Finance Minister Roni Bar-On is angry. He did not like the "Hanukkah candle-lighting" meeting with Ran Erez, chairman of the Secondary School Teachers Association. Throughout the day, he tried to torpedo it, but when he understood that Ehud Olmert intended to hold it anyway, he announced that he would not be able to attend, "due to prior commitments." Bar-On also made sure that no one else involved in the negotiations with the teachers would attend - not the treasury's budget director, Kobi Haber, not its wage director, Eli Cohen, nor Menachem Cohen, the deputy director general of the Education Ministry.
Bar-On understands that if Olmert becomes involved in the negotiations, that will be the end of the finance minister. Olmert will turn him into a pathetic figure, a lame duck.
Erez, in contrast, very much wanted the meeting. He knows that the staff of the Prime Minister's Office is guided by Olmert's standings in popularity polls; Israel's economy and the state of the budget bother it less. Therefore, he believes that he will be able to extract from Olmert what he has not been able to extract from Bar-On and Education Minister Yuli Tamir.

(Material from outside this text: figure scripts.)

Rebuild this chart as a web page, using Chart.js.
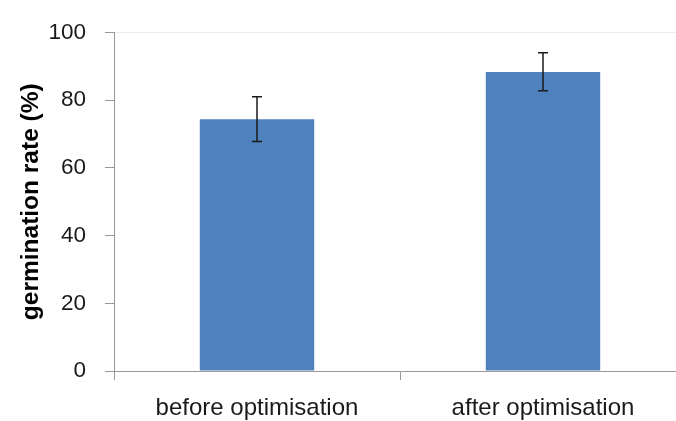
<!DOCTYPE html>
<html>
<head>
<meta charset="utf-8">
<script src="https://cdn.jsdelivr.net/npm/chart.js@4/dist/chart.umd.min.js"></script>
<style>
  html, body { margin: 0; padding: 0; background: #fff; overflow: hidden; width: 676px; height: 421px; }
  #wrap { position: absolute; left: 0; top: 0; width: 700px; height: 421px; }
</style>
</head>
<body>
<div id="wrap"><canvas id="c" width="700" height="421"></canvas></div>
<script>
const categories = ["before optimisation", "after optimisation"];
const germinationRate = [74.4, 88.3];
const errorLow = [67.8, 82.8];
const errorHigh = [81.0, 94.0];
const yTicks = [0, 20, 40, 60, 80, 100];
const yTitle = "germination rate (%)";

const errorBarPlugin = {
  id: 'errorBars',
  afterDatasetsDraw(chart) {
    const ctx = chart.ctx;
    const meta = chart.getDatasetMeta(0);
    const y = chart.scales.y;
    ctx.save();
    ctx.strokeStyle = '#1a1a1a';
    ctx.lineWidth = 1.5;
    meta.data.forEach((bar, i) => {
      const x = bar.x;
      const yl = y.getPixelForValue(errorLow[i]);
      const yh = y.getPixelForValue(errorHigh[i]);
      ctx.beginPath();
      ctx.moveTo(x, yl); ctx.lineTo(x, yh);
      ctx.moveTo(x - 5, yl); ctx.lineTo(x + 5, yl);
      ctx.moveTo(x - 5, yh); ctx.lineTo(x + 5, yh);
      ctx.stroke();
    });
    ctx.restore();
  }
};

new Chart(document.getElementById('c'), {
  type: 'bar',
  data: {
    labels: categories,
    datasets: [{
      data: germinationRate,
      backgroundColor: '#4F81BD',
      borderWidth: 0,
      barPercentage: 0.4,
      categoryPercentage: 1.0
    }]
  },
  options: {
    responsive: false,
    animation: false,
    devicePixelRatio: 1,
    layout: { padding: { left: 0, right: 14, top: 29, bottom: 0 } },
    plugins: { legend: { display: false }, tooltip: { enabled: false } },
    scales: {
      x: {
        grid: { display: true, offset: true, drawOnChartArea: false, drawTicks: true, tickLength: 9, tickColor: '#999', color: '#999' },
        border: { display: true, color: '#999', width: 1 },
        ticks: { color: '#1a1a1a', padding: 14, font: { family: "'Liberation Sans', Arial, sans-serif", size: 24 } },
        afterFit(scale) { scale.height = 50; }
      },
      y: {
        min: 0, max: 100,
        afterBuildTicks(scale) { scale.ticks = yTicks.map(v => ({ value: v })); },
        grid: {
          drawTicks: true, tickLength: 9, tickColor: '#999',
          color: ctx => (ctx.tick && ctx.tick.value === 100) ? '#ececec' : 'rgba(0,0,0,0)'
        },
        border: { display: true, color: '#999', width: 1 },
        ticks: { color: '#1a1a1a', padding: 19, font: { family: "'Liberation Sans', Arial, sans-serif", size: 22.5 } },
        title: {
          display: true, text: yTitle, color: '#000',
          font: { family: "'Liberation Sans', Arial, sans-serif", size: 24.5, weight: 'bold' },
          padding: { top: 17, bottom: 0 }
        },
        afterFit(scale) { scale.width = 114; }
      }
    }
  },
  plugins: [errorBarPlugin]
});
</script>
</body>
</html>
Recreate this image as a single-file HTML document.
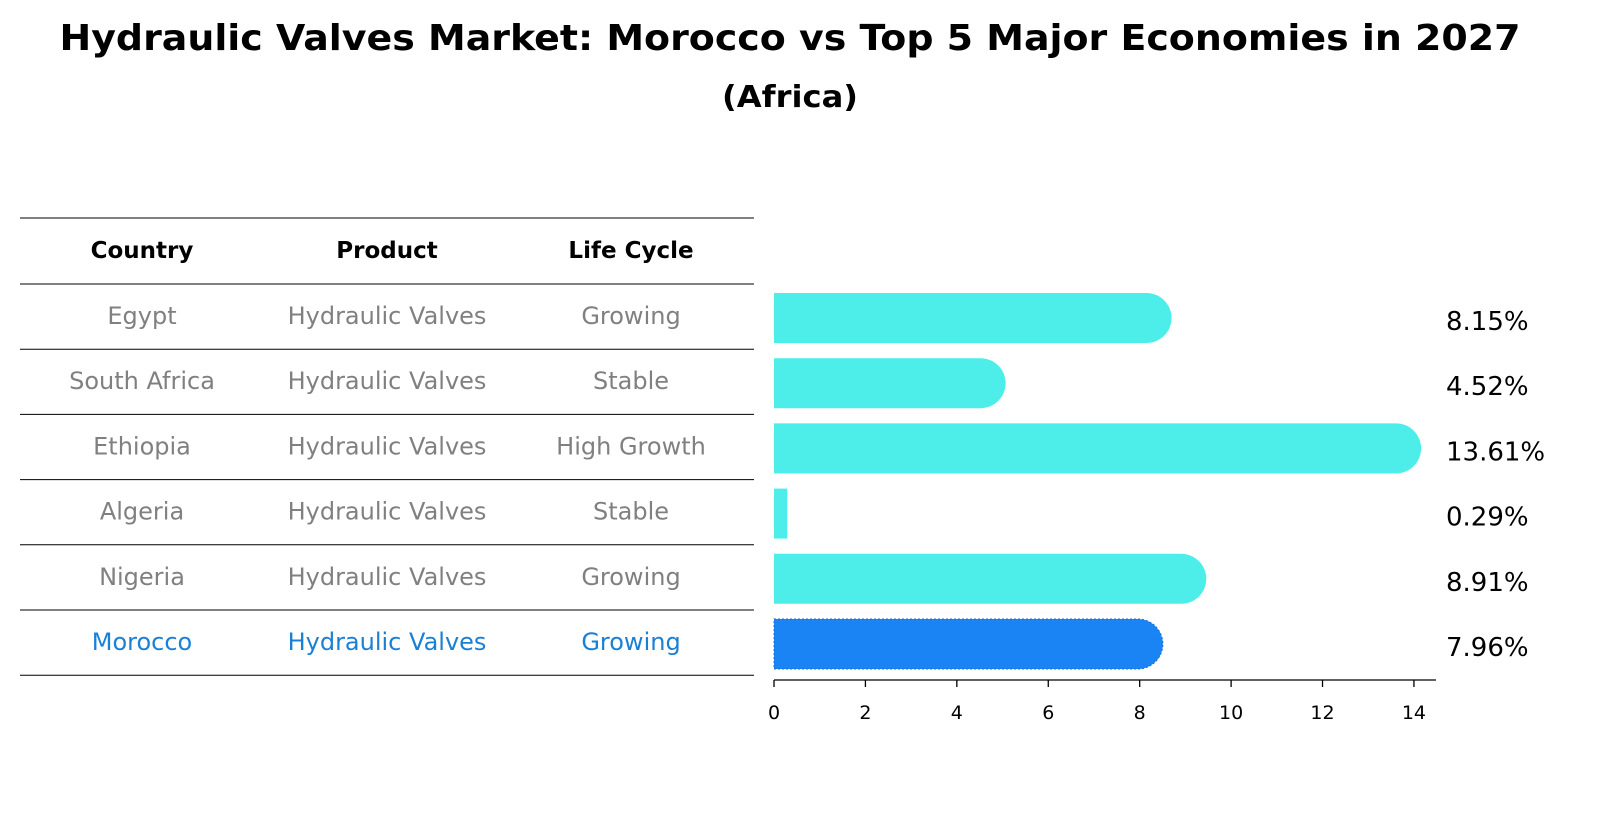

Unfortunately, Olmert blinked first. He was unable to withstand the pressure from the teachers and from the politicians who demanded his involvement. Granted, he stressed that this was not a negotiating session, but a "pedagogic" discussion about the importance of education. But Erez, upon leaving the meeting, said: "The prime minister's goodwill must be translated into the language of deeds, and we will determine our steps accordingly."
Yesterday, the teachers held a demonstration to demand that Olmert immediately take an active role in the negotiations. They know that he is the weak link; he is not built to be the "bad cop." He likes to slap people on the shoulder, laugh, enjoy himself and reach expensive compromises. Erez also knows that Olmert intervened during the negotiations with Israel Teachers Union Chairman Yossi Wasserman and substantially increased the sums that had earlier been agreed on with treasury professionals. They had agreed to a 22.5 percent raise, but Olmert raised it to 26 percent. The professionals had agreed that a teacher's starting salary would be NIS 5,000 a month; Olmert raised this to NIS 5,300.
Treasury officials were furious, but at the time, Olmert was both prime minister and finance minister. Now, however, he is "only" prime minister. Therefore, if he intervenes, or even continues to declare that "the teachers are right," Bar-On will explode.
Bar-On has also made some mistakes. He erred when he declared on TV last Saturday night that the prime minister is entitled to intervene in the negotiations "at the last minute" - because who will decide when "the last minute" has arrived? He thereby opened the door to the premier's intervention with his own hands.
Bar-On also erred by speaking of the 2008 budget as "a budget of [good] tidings, not [evil] decrees." It seems he failed to understand that when the other side hears about "tidings," it immediately doubles or triples its demands. He should have adopted the opposite tactic, explaining, as Joseph did to Pharaoh in the Bible, that we are now in the midst of "seven good years," but we must prepare for the "seven bad years" that will follow. He should have talked about cutting the education and defense budgets and demanded streamlining and reforms in the public sector, which suffers from excess manpower and duplication.
Bar-On must be a "bad" finance minister, the treasurer who guards the coffers. For only thus will the unions, the industrialists, the Knesset members and all the other pressure groups understand that they must rein in their demands. Then, instead of asking for more, they would focus on averting the evil decrees and preserving what they have.
That would give the negotiations with the teachers and the university lecturers a completely new direction. Erez would understand that "there is no one to talk to" and would therefore have to reach a reasonable compromise. The lecturers would similarly understand that they cannot demand a fantastic 45-percent raise when the finance minister is talking about cutbacks and streamlining. Thus the strikes would be shorter and more reasonable, and the economy would benefit.
The finance minister would also benefit from such a situation. After all, the public is not stupid. It would understand that this is a serious finance minister who is guarding the public coffers. It would see a flourishing, stable economy, with unemployment declining over the years. And therefore, when his term ended, the general public would understand that the "evil finance minister" had really been a good finance minister.